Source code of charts
■ ■ ■
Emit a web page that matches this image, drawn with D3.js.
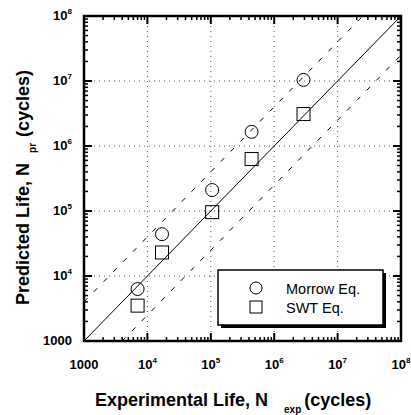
<!DOCTYPE html>
<html>
<head>
<meta charset="utf-8">
<script src="https://cdn.jsdelivr.net/npm/d3@7"></script>
<style>
  body { margin: 0; background: #fff; }
  svg { display: block; }
  text { font-family: "Liberation Sans", Arial, Helvetica, sans-serif; fill: #000; }
</style>
</head>
<body>
<svg id="chart" width="411" height="415"></svg>
<script>
// values
var expLife    = [7.0e3, 1.7e4, 1.05e5, 4.4e5, 2.9e6];
var morrowPred = [6.3e3, 4.4e4, 2.1e5, 1.65e6, 1.04e7];
var swtPred    = [3.5e3, 2.3e4, 9.6e4, 6.3e5, 3.1e6];
var majorTicks = [1e3, 1e4, 1e5, 1e6, 1e7, 1e8];
var tickExp    = ["", "4", "5", "6", "7", "8"];   // "" -> plain 1000
var bandFactor = 4;   // dashed scatter band
var legendNames = ["Morrow Eq.", "SWT Eq."];

var svg = d3.select('#chart');
var m = {left: 84, right: 401, top: 16, bottom: 341};

var x = d3.scaleLog().domain([1e3, 1e8]).range([m.left, m.right]);
var y = d3.scaleLog().domain([1e3, 1e8]).range([m.bottom, m.top]);

// minor ticks 2..9 per decade
var minor = [];
for (var e = 3; e < 8; e++) {
  for (var k = 2; k < 10; k++) minor.push(k * Math.pow(10, e));
}

// grid
var g = svg.append('g');
majorTicks.slice(1, -1).forEach(function(v){
  g.append('line').attr('x1', x(v)).attr('x2', x(v)).attr('y1', m.top).attr('y2', m.bottom)
    .attr('stroke', '#555').attr('stroke-width', 1).attr('stroke-dasharray', '1,4');
  g.append('line').attr('y1', y(v)).attr('y2', y(v)).attr('x1', m.left).attr('x2', m.right)
    .attr('stroke', '#555').attr('stroke-width', 1).attr('stroke-dasharray', '1,4');
});

// 1:1 line and scatter band
var line = d3.line().x(function(d){ return x(d[0]); }).y(function(d){ return y(d[1]); });
svg.append('path').datum([[1e3, 1e3], [1e8, 1e8]]).attr('d', line)
  .attr('stroke', '#000').attr('stroke-width', 1).attr('fill', 'none');
svg.append('path').datum([[1e3, 1e3 * bandFactor], [1e8 / bandFactor, 1e8]]).attr('d', line)
  .attr('stroke', '#000').attr('stroke-width', 1).attr('fill', 'none').attr('stroke-dasharray', '5,9');
svg.append('path').datum([[1e3 * bandFactor, 1e3], [1e8, 1e8 / bandFactor]]).attr('d', line)
  .attr('stroke', '#000').attr('stroke-width', 1).attr('fill', 'none').attr('stroke-dasharray', '5,9');

// axes (ticks inward all four sides)
function axisTicks(axisG, scale, orient){
  var len = function(major){ return major ? 8 : 4; };
  var all = majorTicks.map(function(v){ return {v: v, major: true}; })
    .concat(minor.map(function(v){ return {v: v, major: false}; }));
  all.forEach(function(t){
    var p = scale(t.v), l = len(t.major);
    var ln = axisG.append('line').attr('stroke', '#000').attr('stroke-width', t.major ? 2 : 1.5);
    if (orient === 'bottom') ln.attr('x1', p).attr('x2', p).attr('y1', m.bottom).attr('y2', m.bottom - l);
    if (orient === 'top')    ln.attr('x1', p).attr('x2', p).attr('y1', m.top).attr('y2', m.top + l);
    if (orient === 'left')   ln.attr('y1', p).attr('y2', p).attr('x1', m.left).attr('x2', m.left + l);
    if (orient === 'right')  ln.attr('y1', p).attr('y2', p).attr('x1', m.right).attr('x2', m.right - l);
  });
}
var ax = svg.append('g');
['bottom', 'top'].forEach(function(o){ axisTicks(ax, x, o); });
['left', 'right'].forEach(function(o){ axisTicks(ax, y, o); });
ax.append('rect').attr('x', m.left).attr('y', m.top)
  .attr('width', m.right - m.left).attr('height', m.bottom - m.top)
  .attr('fill', 'none').attr('stroke', '#000').attr('stroke-width', 2.5);

// tick labels
function tickLabel(sel, i){
  if (tickExp[i] === '') { sel.text('1000'); return; }
  sel.append('tspan').text('10');
  sel.append('tspan').attr('dy', -6).attr('font-size', 8).text(tickExp[i]);
}
majorTicks.forEach(function(v, i){
  var t = svg.append('text').attr('x', x(v)).attr('y', 369)
    .attr('text-anchor', 'middle').attr('font-size', 13).attr('font-weight', 'bold');
  tickLabel(t, i);
  var t2 = svg.append('text').attr('x', 72).attr('y', y(v) + 4)
    .attr('text-anchor', 'end').attr('font-size', 13).attr('font-weight', 'bold');
  tickLabel(t2, i);
});

// points
var mk = svg.append('g');
mk.selectAll('circle').data(expLife).enter().append('circle')
  .attr('cx', function(d){ return x(d); })
  .attr('cy', function(d, i){ return y(morrowPred[i]); })
  .attr('r', 6.5).attr('fill', 'none').attr('stroke', '#000').attr('stroke-width', 1);
mk.selectAll('rect').data(expLife).enter().append('rect')
  .attr('x', function(d){ return x(d) - 6.5; })
  .attr('y', function(d, i){ return y(swtPred[i]) - 6.5; })
  .attr('width', 13).attr('height', 13)
  .attr('fill', 'none').attr('stroke', '#000').attr('stroke-width', 1);

// legend with drop shadow
var lg = svg.append('g');
lg.append('rect').attr('x', 221).attr('y', 273).attr('width', 165).attr('height', 55).attr('fill', '#000');
lg.append('rect').attr('x', 218).attr('y', 270).attr('width', 165).attr('height', 55)
  .attr('fill', '#fff').attr('stroke', '#000').attr('stroke-width', 1.5);
lg.append('circle').attr('cx', 256).attr('cy', 288).attr('r', 6)
  .attr('fill', 'none').attr('stroke', '#000').attr('stroke-width', 1);
lg.append('rect').attr('x', 250).attr('y', 301).attr('width', 12).attr('height', 12)
  .attr('fill', 'none').attr('stroke', '#000').attr('stroke-width', 1);
legendNames.forEach(function(n, i){
  lg.append('text').attr('x', 286).attr('y', 294 + i * 19).attr('font-size', 14.5).text(n);
});

// axis titles
var xt = svg.append('text').attr('x', 95).attr('y', 406).attr('font-size', 18).attr('font-weight', 'bold');
xt.append('tspan').text('Experimental Life, N');
xt.append('tspan').attr('dx', 16).attr('dy', 7).attr('font-size', 10).text('exp');
xt.append('tspan').attr('dy', -7).attr('dx', 3).text('(cycles)');

var yt = svg.append('text').attr('transform', 'translate(29,305) rotate(-90)')
  .attr('font-size', 18).attr('font-weight', 'bold');
yt.append('tspan').text('Predicted Life, N');
yt.append('tspan').attr('dx', 10).attr('dy', 7).attr('font-size', 10).text('pr');
yt.append('tspan').attr('dy', -7).attr('dx', 6).text('(cycles)');
</script>
</body>
</html>
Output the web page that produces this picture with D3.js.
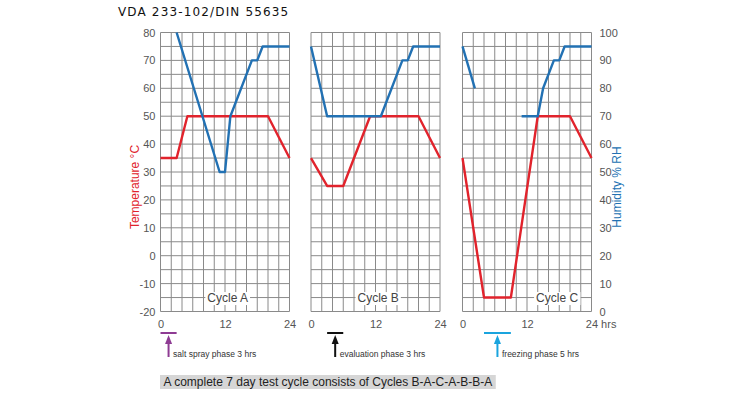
<!DOCTYPE html>
<html>
<head>
<meta charset="utf-8">
<script src="https://cdn.jsdelivr.net/npm/d3@7"></script>
<style>
  body { margin: 0; background: #fff; }
  svg { display: block; font-family: "Liberation Sans", Arial, sans-serif; }
</style>
</head>
<body>
<div id="chart"></div>
<script>
// values
var cycleNames = ["Cycle A", "Cycle B", "Cycle C"];
var cycleLabelHour = [12.5, 12.5, 17.6];   // where the cycle label sits (hrs)
var cycleLabelTemp = -15;

// temperature (°C) by hour, one array per cycle
var tempA = [[0, 35], [3, 35], [5, 50], [20, 50], [24, 35]];
var tempB = [[0, 35], [3, 25], [6, 25], [11, 50], [20, 50], [24, 35]];
var tempC = [[0, 35], [4, -15], [9, -15], [14, 50], [20, 50], [24, 35]];

// humidity (% RH) by hour, cycle C has a gap
var rhA = [[3, 100], [11, 50], [12, 50], [13, 70], [17, 90], [18, 90], [19, 95], [24, 95]];
var rhB = [[0, 95], [3, 70], [13, 70], [17, 90], [18, 90], [19, 95], [24, 95]];
var rhC = [[[0, 95], [2.3, 80]], [[11, 70], [14, 70], [15, 80], [17, 90], [18, 90], [19, 95], [24, 95]]];

var tempTicks = [-20, -10, 0, 10, 20, 30, 40, 50, 60, 70, 80];
var rhTicks = [0, 10, 20, 30, 40, 50, 60, 70, 80, 90, 100];
var hourTicks = [0, 12, 24];

// phase markers: panel index, start hr, end hr, label
var phasePanel = [0, 1, 2];
var phaseStart = [0, 3, 4];
var phaseEnd = [3, 6, 9];
var phaseText = ["salt spray phase 3 hrs", "evaluation phase 3 hrs", "freezing phase 5 hrs"];
var phaseColor = ["#8e3b93", "#111111", "#1aa4de"];

var footnote = "A complete 7 day test cycle consists of Cycles B-A-C-A-B-B-A";

function draw() {
	"use strict"
	var W = 755, H = 399;
	var red = "#e1232c", blue = "#2271b3", grid = "#8a8a8a";

	var panelLeft = [160.5, 311, 462.5], panelW = 129;
	var top = 32.5, bottom = 311.5;

	var svg = d3.select("#chart").append("svg")
		.attr("width", W)
		.attr("height", H);

	var y = d3.scaleLinear().domain([-20, 80]).range([bottom, top]);
	var yRh = d3.scaleLinear().domain([0, 100]).range([bottom, top]);
	var plain = function(d){return String(d)}; // hyphen minus like the original

	var tempSets = [tempA, tempB, tempC];
	var rhSets = [[rhA], [rhB], rhC];

	// title
	svg.append("text")
		.attr("x", 118).attr("y", 15.5)
		.style("font-family", "'DejaVu Sans', sans-serif")
		.style("font-size", "12px")
		.style("letter-spacing", "1.15px")
		.attr("fill", "#111")
		.text("VDA 233-102/DIN 55635");

	cycleNames.forEach(function(name, i){
		var x = d3.scaleLinear().domain([0, 24]).range([panelLeft[i], panelLeft[i] + panelW]);
		var g = svg.append("g");

		// grid, every 2 hrs and every 5 °C
		g.selectAll("line.v")
			.data(d3.range(0, 25, 2))
			.enter().append("line")
				.attr("x1", function(d){return x(d)}).attr("x2", function(d){return x(d)})
				.attr("y1", top).attr("y2", bottom)
				.attr("stroke", grid).attr("stroke-width", 1);
		g.selectAll("line.h")
			.data(d3.range(-20, 81, 5))
			.enter().append("line")
				.attr("x1", x(0)).attr("x2", x(24))
				.attr("y1", function(d){return y(d)}).attr("y2", function(d){return y(d)})
				.attr("stroke", grid).attr("stroke-width", 1);

		// cycle label with white patch behind it
		var patch = g.append("rect").attr("fill", "#fff");
		var lbl = g.append("text")
			.attr("x", x(cycleLabelHour[i])).attr("y", y(cycleLabelTemp) + 4.5)
			.attr("text-anchor", "middle")
			.style("font-size", "12px")
			.attr("fill", "#444")
			.text(name);
		var bb = lbl.node().getBBox();
		patch.attr("x", bb.x - 2).attr("y", bb.y + 1)
			.attr("width", bb.width + 4).attr("height", bb.height - 1);

		// x axis labels
		var xa = g.append("g")
			.attr("transform", "translate(0," + (bottom + 3) + ")")
			.call(d3.axisBottom(x).tickValues(hourTicks).tickFormat(plain).tickSize(0).tickPadding(6));
		xa.select(".domain").remove();
		xa.selectAll("text").style("font-size", "11px").attr("fill", "#555")
			.style("font-family", "'Liberation Sans', Arial, sans-serif");
		if (i == 2) {
			xa.selectAll("text").filter(function(d){return d == 24})
				.attr("text-anchor", "start").attr("dx", "-6.2")
				.text("24 hrs");
		}

		var line = d3.line()
			.x(function(d){return x(d[0])});

		// temperature
		g.append("path")
			.datum(tempSets[i])
			.attr("d", line.y(function(d){return y(d[1])}))
			.attr("fill", "none").attr("stroke", red)
			.attr("stroke-width", 2.4).attr("stroke-linejoin", "round");

		// humidity
		rhSets[i].forEach(function(seg){
			g.append("path")
				.datum(seg)
				.attr("d", line.y(function(d){return yRh(d[1])}))
				.attr("fill", "none").attr("stroke", blue)
				.attr("stroke-width", 2.4).attr("stroke-linejoin", "round");
		});
	});

	// left axis, temperature
	var ya = svg.append("g")
		.attr("transform", "translate(" + (panelLeft[0] - 2) + ",0)")
		.call(d3.axisLeft(y).tickValues(tempTicks).tickFormat(plain).tickSize(0).tickPadding(3));
	ya.select(".domain").remove();
	ya.selectAll("text").style("font-size", "11px").attr("fill", "#555")
		.style("font-family", "'Liberation Sans', Arial, sans-serif");

	// right axis, humidity
	var ra = svg.append("g")
		.attr("transform", "translate(" + (panelLeft[2] + panelW + 5) + ",0)")
		.call(d3.axisRight(yRh).tickValues(rhTicks).tickFormat(plain).tickSize(0).tickPadding(3));
	ra.select(".domain").remove();
	ra.selectAll("text").style("font-size", "11px").attr("fill", "#555")
		.style("font-family", "'Liberation Sans', Arial, sans-serif");

	svg.append("text")
		.attr("transform", "translate(139," + 187 + ") rotate(-90)")
		.attr("text-anchor", "middle")
		.style("font-size", "12px")
		.attr("fill", red)
		.text("Temperature °C");

	svg.append("text")
		.attr("transform", "translate(621," + 187 + ") rotate(-90)")
		.attr("text-anchor", "middle")
		.style("font-size", "12px")
		.attr("fill", blue)
		.text("Humidity % RH");

	// phase markers under the panels
	phaseText.forEach(function(t, k){
		var p = phasePanel[k];
		var x = d3.scaleLinear().domain([0, 24]).range([panelLeft[p], panelLeft[p] + panelW]);
		var mid = x((phaseStart[k] + phaseEnd[k]) / 2);
		var g = svg.append("g");
		g.append("line")
			.attr("x1", x(phaseStart[k])).attr("x2", x(phaseEnd[k]))
			.attr("y1", 333).attr("y2", 333)
			.attr("stroke", phaseColor[k]).attr("stroke-width", 2);
		g.append("line")
			.attr("x1", mid).attr("x2", mid)
			.attr("y1", 342).attr("y2", 357)
			.attr("stroke", phaseColor[k]).attr("stroke-width", 2);
		g.append("path")
			.attr("d", "M" + (mid - 3.5) + ",344 L" + mid + ",335 L" + (mid + 3.5) + ",344 Z")
			.attr("fill", phaseColor[k]);
		g.append("text")
			.attr("x", mid + 4.5).attr("y", 356.5)
			.style("font-size", "8.5px")
			.attr("fill", "#333")
			.text(t);
	});

	// footnote on grey band
	var band = svg.append("rect").attr("fill", "#d6d6d6");
	var fn = svg.append("text")
		.attr("x", 163.5).attr("y", 385.5)
		.style("font-size", "12px")
		.attr("fill", "#222")
		.text(footnote);
	var fb = fn.node().getBBox();
	band.attr("x", 160).attr("y", 375)
		.attr("width", fb.width + 7).attr("height", 14);
}

draw();
</script>
</body>
</html>
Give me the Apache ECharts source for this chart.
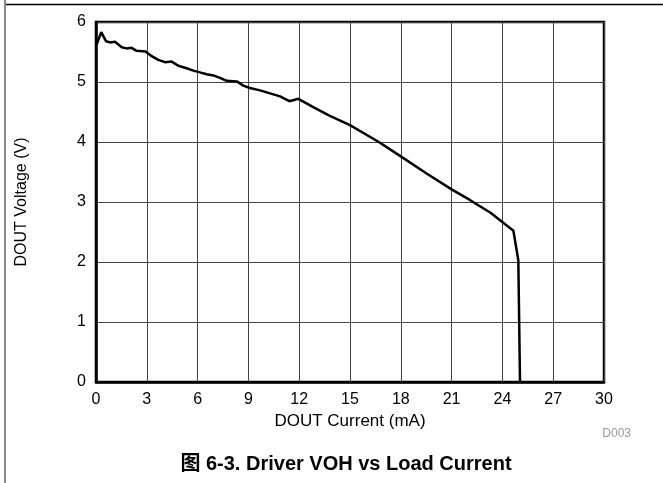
■ ■ ■
Written instruction → Both the line with "Output the web" and the line with "var cycleLabelTemp = -15;" belong in the copy, along with every line between them; set them down exactly and skip the pictures.

Response →
Output the web page that produces this picture with D3.js.
<!DOCTYPE html>
<html>
<head>
<meta charset="utf-8">
<script src="https://cdn.jsdelivr.net/npm/d3@7"></script>
<style>
  body { margin: 0; background: #fff; }
  svg { display: block; font-family: "Liberation Sans", Arial, sans-serif; }
</style>
</head>
<body>
<div id="chart"></div>
<script>
// values
var cycleNames = ["Cycle A", "Cycle B", "Cycle C"];
var cycleLabelHour = [12.5, 12.5, 17.6];   // where the cycle label sits (hrs)
var cycleLabelTemp = -15;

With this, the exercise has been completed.